Work to do —
Set down all of the data that follows word for word, without the images.

Stored data —
○ ○ ○

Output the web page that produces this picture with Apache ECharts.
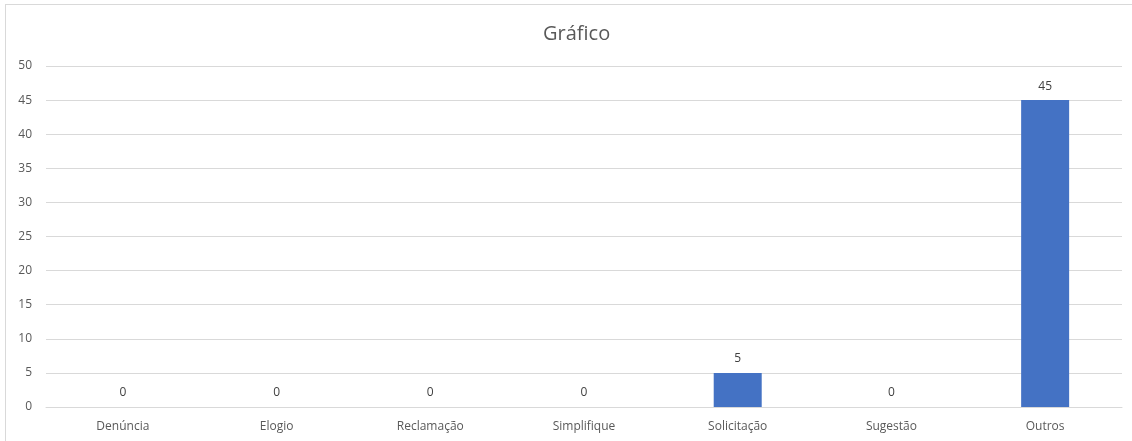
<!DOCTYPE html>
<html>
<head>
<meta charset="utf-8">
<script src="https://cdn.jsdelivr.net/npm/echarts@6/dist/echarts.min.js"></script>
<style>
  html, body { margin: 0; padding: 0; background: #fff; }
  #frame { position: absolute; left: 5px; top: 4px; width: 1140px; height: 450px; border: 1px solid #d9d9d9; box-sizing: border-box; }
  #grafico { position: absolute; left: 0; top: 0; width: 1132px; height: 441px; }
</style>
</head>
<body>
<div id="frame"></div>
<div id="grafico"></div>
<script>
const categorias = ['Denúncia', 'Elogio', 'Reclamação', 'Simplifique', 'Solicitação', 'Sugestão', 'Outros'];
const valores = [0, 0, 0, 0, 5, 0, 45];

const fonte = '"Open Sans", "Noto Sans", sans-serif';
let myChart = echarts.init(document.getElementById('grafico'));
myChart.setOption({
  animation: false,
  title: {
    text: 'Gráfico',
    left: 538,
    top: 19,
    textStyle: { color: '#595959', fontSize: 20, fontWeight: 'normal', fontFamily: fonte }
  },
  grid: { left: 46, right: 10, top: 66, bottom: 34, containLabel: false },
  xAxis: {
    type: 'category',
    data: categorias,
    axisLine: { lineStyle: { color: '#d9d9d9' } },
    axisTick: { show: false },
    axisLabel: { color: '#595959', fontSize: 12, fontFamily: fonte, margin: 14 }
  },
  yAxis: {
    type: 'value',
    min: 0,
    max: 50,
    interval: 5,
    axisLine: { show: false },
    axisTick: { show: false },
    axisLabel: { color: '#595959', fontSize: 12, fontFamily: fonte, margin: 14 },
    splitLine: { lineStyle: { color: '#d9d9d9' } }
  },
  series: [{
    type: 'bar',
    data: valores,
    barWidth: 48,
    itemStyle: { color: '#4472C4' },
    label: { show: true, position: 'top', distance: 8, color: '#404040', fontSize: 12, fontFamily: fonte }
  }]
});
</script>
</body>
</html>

○ ○ ○

Result for this exercise —
Output the web page that produces this picture with Apache ECharts.
<!DOCTYPE html>
<html>
<head>
<meta charset="utf-8">
<script src="https://cdn.jsdelivr.net/npm/echarts@6/dist/echarts.min.js"></script>
<style>
  html, body { margin: 0; padding: 0; background: #fff; }
  #frame { position: absolute; left: 5px; top: 4px; width: 1140px; height: 450px; border: 1px solid #d9d9d9; box-sizing: border-box; }
  #grafico { position: absolute; left: 0; top: 0; width: 1132px; height: 441px; }
</style>
</head>
<body>
<div id="frame"></div>
<div id="grafico"></div>
<script>
const categorias = ['Denúncia', 'Elogio', 'Reclamação', 'Simplifique', 'Solicitação', 'Sugestão', 'Outros'];
const valores = [0, 0, 0, 0, 5, 0, 45];

const fonte = '"Open Sans", "Noto Sans", sans-serif';
let myChart = echarts.init(document.getElementById('grafico'));
myChart.setOption({
  animation: false,
  title: {
    text: 'Gráfico',
    left: 538,
    top: 19,
    textStyle: { color: '#595959', fontSize: 20, fontWeight: 'normal', fontFamily: fonte }
  },
  grid: { left: 46, right: 10, top: 66, bottom: 34, containLabel: false },
  xAxis: {
    type: 'category',
    data: categorias,
    axisLine: { lineStyle: { color: '#d9d9d9' } },
    axisTick: { show: false },
    axisLabel: { color: '#595959', fontSize: 12, fontFamily: fonte, margin: 14 }
  },
  yAxis: {
    type: 'value',
    min: 0,
    max: 50,
    interval: 5,
    axisLine: { show: false },
    axisTick: { show: false },
    axisLabel: { color: '#595959', fontSize: 12, fontFamily: fonte, margin: 14 },
    splitLine: { lineStyle: { color: '#d9d9d9' } }
  },
  series: [{
    type: 'bar',
    data: valores,
    barWidth: 48,
    itemStyle: { color: '#4472C4' },
    label: { show: true, position: 'top', distance: 8, color: '#404040', fontSize: 12, fontFamily: fonte }
  }]
});
</script>
</body>
</html>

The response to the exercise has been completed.